Explain me the example where the sixth can never happen.

Answer 3

If we assume that one snail is travelling in 'essentially' the opposite direction to the other three. This snail can easily cross two of those snails but never the third, whereas the other three snails can all cross each other. I hope that the snails in paint make sense. \[x\] (wanted to see if I'd get an achievement, lol)

Answer 4

I think you might get one if you do a pic, editor and text response all at once, dunno, I haven't done it myself yet..

Answer 5

You do :). Does it make sense, or have I made an assumption that I shouldn't have?

Answer 6

Your pic is ignoring the fact that 5 of 6 possible encounters have already happened.

Answer 7

True, but the three black ones can and will meet much further down the page. So after that has happened, we are in the situation you described and the red will never meet another.

Answer 8

How many encounters are you portraying in your pic (label the snails a,b,c,d,e).

Answer 9

Hold on...

Answer 10

a,b,c,d I mean

Answer 11

The blue circles are the meetings. Snail D is the 'issue'.

Answer 12

Yes, but wait a moment.

You are treating the situation statically, not dynamically, you need a diagram of space vs time.

Leaving that aside for a minute, one snail, say a, must have met the other 3 (because 5 encounters).

Imagine him just sat at (0,0) (put him at rest in that frame, no loss of generality there).
So the other 3 have been to (0,0).

One of the other three must have met the remaining 2 (five encounters).

Only if the 3 others are moving on the same line is that possible.

So the sixth encounter is certain.

Answer 13

Let me see if I can come up with some sort of diagram....

Answer 14

That last conclusion is not true. You've fixed the frame at (0,0) and so we have the three lines going through (0,0), since lines meet at one point only (unless they are the same line) the others will never meet and so fixing the frame at one point tells you nothing other than one snail meets three others.
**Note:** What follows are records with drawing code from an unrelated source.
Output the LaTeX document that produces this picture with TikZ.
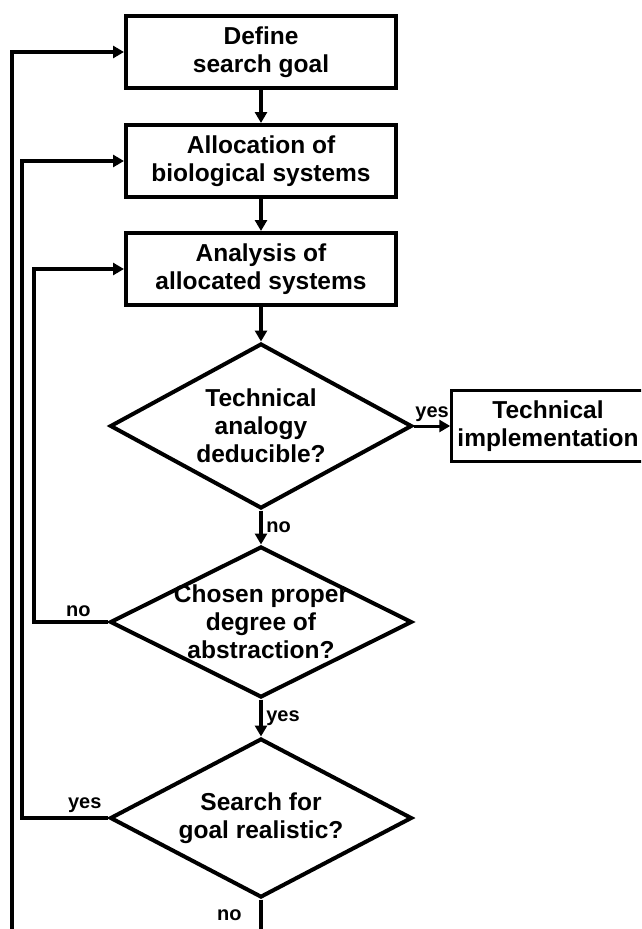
\documentclass[tikz,border=0pt]{standalone}
\usepackage{fontspec}
\setmainfont{Liberation Sans}
\usetikzlibrary{shapes.geometric,arrows.meta}
\begin{document}
\begin{tikzpicture}[x=1pt,y=-1pt,>={Triangle[length=11pt,width=12pt]},line width=4pt,
        box/.style={draw,rectangle,minimum width=270pt,minimum height=72pt,inner sep=0pt},
        dia/.style={draw,diamond,minimum width=302pt,inner sep=0pt},
        txt/.style={align=center,font=\fontsize{24.5}{28}\selectfont\bfseries},
        lbl/.style={font=\fontsize{20}{24}\selectfont\bfseries}]
        \useasboundingbox (0,0) rectangle (641,929);
        \clip (0,0) rectangle (641,929);
        \node[box,txt] (goal) at (261,52) {Define\\search goal};
        \node[box,txt] (alloc) at (261,161) {Allocation of\\biological systems};
        \node[box,txt] (analysis) at (261,269) {Analysis of\\allocated systems};
        \node[dia,minimum height=165pt] (analogy) at (261,426) {};
        \node[txt] (analogytext) at (analogy) {Technical\\analogy\\deducible?};
        \node[draw,line width=2.5pt,minimum width=193pt,minimum height=71pt,inner sep=0pt,txt] (impl) at (548,426) {Technical\\implementation};
        \node[dia,minimum height=151pt] (abstr) at (261,622) {};
        \node[txt] (abstrtext) at (abstr) {Chosen proper\\degree of\\abstraction?};
        \node[dia,minimum height=159pt] (real) at (261,818) {};
        \node[txt] (realtext) at (real) {Search for\\goal realistic?};
        \draw[->] (goal) -- (alloc);
        \draw[->] (alloc) -- (analysis);
        \draw[->] (analysis) -- (analogy);
        \draw[->,line width=3pt] (analogy) -- node[above,lbl]{yes} (impl);
        \draw[->] (analogy) -- node[right,lbl]{no} (abstr);
        \draw[->] (abstr) -- node[right,lbl]{yes} (real);
        % loops back on the left
        \draw[->] (abstr.west) -- node[above,lbl,pos=0.4]{no} ++(-74,0) |- (analysis.west);
        \draw[->] (real.west) -- node[above,lbl,pos=0.27]{yes} ++(-86,0) |- (alloc.west);
        \draw[->] (real.south) -- node[left,lbl,pos=0.23,xshift=-14pt]{no} ++(0,70) -- ++(-249,0) |- (goal.west);
    \end{tikzpicture}
\end{document}
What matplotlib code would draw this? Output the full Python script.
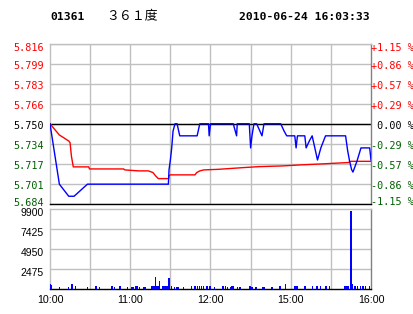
import numpy as np
import matplotlib
matplotlib.use("Agg")
import matplotlib.pyplot as plt
from matplotlib.transforms import ScaledTranslation

# minutes since 10:00 (trading minutes, lunch break removed)
price_t = [0, 7, 14, 18, 28, 88.5, 89, 90, 91, 92, 93.5, 95, 97, 110, 112, 118.5, 119, 120,
           137, 139.5, 140, 149, 150, 151, 152.5, 154.5, 158.5, 160, 172.5, 175, 177, 183,
           184, 185, 190.5, 191.5, 194, 196, 198, 200, 202.5, 206, 221, 222.5, 224, 225.5,
           226.5, 229.5, 232.5, 239, 240]
price = [5.75, 5.70, 5.69, 5.69, 5.70, 5.70, 5.712, 5.72, 5.73, 5.744, 5.75, 5.75, 5.74, 5.74,
         5.75, 5.75, 5.74, 5.75, 5.75, 5.74, 5.75, 5.75, 5.73, 5.74, 5.75, 5.75, 5.74, 5.75,
         5.75, 5.744, 5.74, 5.74, 5.73, 5.74, 5.74, 5.73, 5.736, 5.74, 5.73, 5.72, 5.73, 5.74,
         5.74, 5.728, 5.719, 5.712, 5.71, 5.719, 5.73, 5.73, 5.72]

avg_t = [0, 3.5, 7, 11, 14, 15, 16, 17.4, 29, 29.5, 55, 56, 66, 73.5, 77, 79, 81, 88.7, 89, 90,
         108.4, 109.7, 112, 115, 126, 144.5, 156, 174, 188, 204, 223, 225, 240]
avg = [5.75, 5.7453, 5.7407, 5.7379, 5.7357, 5.7343, 5.7233, 5.7143, 5.7143, 5.7126, 5.7126,
       5.7118, 5.711, 5.711, 5.7096, 5.7068, 5.7046, 5.7046, 5.707, 5.7077, 5.7077, 5.7096,
       5.711, 5.7118, 5.7123, 5.7137, 5.7145, 5.7151, 5.716, 5.7168, 5.7179, 5.7189, 5.7189]

vol_t = [0, 1, 7, 14, 16, 17, 19, 28, 34, 35, 37, 46, 47, 48, 52, 53, 58, 61, 62, 64, 65, 67,
         70, 71, 76, 77, 78, 79, 80, 81, 82, 84, 85, 86, 87, 88, 89, 91, 93, 95, 96, 100, 106,
         108, 109, 110, 112, 113, 115, 117, 118, 119, 120, 123, 129, 130, 131, 133, 135, 136,
         137, 140, 142, 149, 150, 151, 154, 159, 160, 166, 172, 176, 183, 184, 185, 190, 191,
         196, 199, 200, 202, 206, 207, 209, 220, 221, 222, 223, 225, 226, 228, 230, 232, 234,
         236, 239]
vol = [500, 400, 200, 200, 500, 500, 250, 200, 250, 250, 200, 250, 250, 200, 250, 250, 200, 200,
       200, 250, 250, 200, 200, 200, 250, 350, 300, 1450, 350, 250, 900, 350, 250, 250, 250, 250,
       1300, 300, 200, 200, 200, 200, 250, 350, 350, 250, 250, 300, 250, 250, 250, 250, 250, 200,
       250, 250, 250, 200, 200, 250, 250, 200, 200, 350, 350, 200, 200, 200, 200, 200, 300, 600,
       250, 250, 250, 250, 250, 250, 250, 250, 250, 250, 250, 250, 300, 350, 350, 350, 9700, 500,
       250, 250, 250, 250, 250, 250]

prev_close = 5.75
price_labels = ["5.684", "5.701", "5.717", "5.734", "5.750", "5.766", "5.783", "5.799", "5.816"]
pct_labels = ["-1.15 %", "-0.86 %", "-0.57 %", "-0.29 %", " 0.00 %",
              "+0.29 %", "+0.57 %", "+0.86 %", "+1.15 %"]
vol_ticks = [0, 2475, 4950, 7425, 9900]
vol_labels = ["", "2475", "4950", "7425", "9900"]
time_ticks = [0, 60, 120, 180, 240]
time_labels = ["10:00", "11:00", "12:00", "15:00", "16:00"]

RED = "#ff0000"
GREEN = "#006000"
BLUE = "#0000ff"
GRID = "#c0c0c0"

fig = plt.figure(figsize=(4.14, 3.14), dpi=100)
fig.patch.set_facecolor("white")

ax = fig.add_axes([50/414, 1-203.5/314, 321/414, 159.5/314])
axv = fig.add_axes([50/414, 1-288.5/314, 321/414, 79.5/314])

lo = prev_close - 0.066
hi = prev_close + 0.066


def shift(labels, dys):
    # move tick labels down by dy pixels
    for lab, dy in zip(labels, dys):
        lab.set_transform(lab.get_transform() + ScaledTranslation(0, -dy / 100, fig.dpi_scale_trans))


# price panel
for yv in np.linspace(lo, hi, 9):
    ax.axhline(yv, color=GRID, lw=1.0, zorder=1)
for xv in range(30, 240, 30):
    ax.axvline(xv, color=GRID, lw=1.0, zorder=1)
ax.axhline(prev_close, color="black", lw=1.0, zorder=2)
ax.plot(avg_t, avg, color=RED, lw=1.0, zorder=3)
ax.plot(price_t, price, color=BLUE, lw=1.0, zorder=4)
ax.set_xlim(0, 240)
ax.set_ylim(lo, hi)
ax.set_xticks([])
ax.set_yticks(np.linspace(lo, hi, 9))
ax.set_yticklabels(price_labels, family="DejaVu Sans Mono", fontsize=7.3)
for i, lab in enumerate(ax.get_yticklabels()):
    lab.set_color(GREEN if i < 4 else ("black" if i == 4 else RED))
ax.tick_params(axis="y", length=0, pad=4.5)
for s in ["left", "top"]:
    ax.spines[s].set_color(GRID)
ax.spines["right"].set_color("#808080")
ax.spines["bottom"].set_color("black")
for s in ax.spines.values():
    s.set_linewidth(1.0)

ax2 = ax.twinx()
ax2.set_ylim((lo - prev_close) / prev_close * 100, (hi - prev_close) / prev_close * 100)
ax2.set_yticks(np.linspace(ax2.get_ylim()[0], ax2.get_ylim()[1], 9))
ax2.set_yticklabels(pct_labels, family="DejaVu Sans Mono", fontsize=7.3)
for i, lab in enumerate(ax2.get_yticklabels()):
    lab.set_color(GREEN if i < 4 else ("black" if i == 4 else RED))
ax2.tick_params(axis="y", length=0, pad=0)
for s in ax2.spines.values():
    s.set_visible(False)

dys = [-2, 1, 1, 1, 1, 1, 1, 1, 3]
shift(ax.get_yticklabels(), dys)
shift(ax2.get_yticklabels(), dys)

# volume panel
for yv in vol_ticks[1:-1]:
    axv.axhline(yv, color=GRID, lw=1.0, zorder=1)
for xv in range(30, 240, 30):
    axv.axvline(xv, color=GRID, lw=1.0, zorder=1)
axv.bar(vol_t, vol, width=0.9, color=BLUE, linewidth=0, zorder=3)
axv.set_xlim(0, 240)
axv.set_ylim(0, 9900)
axv.set_yticks(vol_ticks)
axv.set_yticklabels(vol_labels, family="Liberation Sans", fontsize=7.5)
axv.set_xticks(time_ticks)
axv.set_xticklabels(time_labels, family="Liberation Sans", fontsize=7.7)
axv.tick_params(length=0, pad=4.5)
axv.tick_params(axis="x", pad=5)
shift(axv.get_yticklabels(), [3] * 5)
for s in ["left", "top"]:
    axv.spines[s].set_color(GRID)
axv.spines["right"].set_color("#808080")
axv.spines["bottom"].set_color("black")
for s in axv.spines.values():
    s.set_linewidth(1.0)

# header
fig.text(50/414, 1-17/314, "01361", family="DejaVu Sans Mono", weight="bold",
         fontsize=8.2, va="center", ha="left")
fig.text(106/414, 1-16/314, "３６１度", family=["Noto Sans CJK SC", "DejaVu Sans"],
         fontsize=9.3, va="center", ha="left")
fig.text(370/414, 1-17/314, "2010-06-24 16:03:33", family="DejaVu Sans Mono",
         weight="bold", fontsize=8.2, va="center", ha="right")

fig.savefig("out.png", dpi=100)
Whilst I haven't indicated specifically time into my diagram it is clear that it is a contraction to all six meetings occurring.

Answer 15

I disagree, the problem is with the way you have crossed the lines, all four lines must intersect in pairs at 5 points, I will put up a diagram in a bit.

Answer 16

You have to take time into account; if not, on your diagram,for example, you could have c having passed the intersection points before a and b got there (or many other such scenarios).

On my diagram, you have the 5 encounters (A to E) and 4 snails (a to d)

If you take A,B,C it is a plane in an x,y,t world and the 4th and 5th encounters have to be IN that plane as well therefore so is snail d path.

So you can see from this why the last encounter (c and d) must occur.

Answer 17

If the lines were infinitely extended in both directions then what you say it true. However, even when one of the directions terminates you can construct examples which contain 5 intersections but not 6 (like the one above), since clearly two lines don't have to meet when they are not extended infinitely in both directions (without being parallel), consider the y-axis and the equation y=x for x>1. It even fails in the projective plane if the lines have a starting point.

Answer 18

I agree with your analysis per se but that does not take into account the conditions of the problem (ie there have been 5 encounters already, so sooner or later...)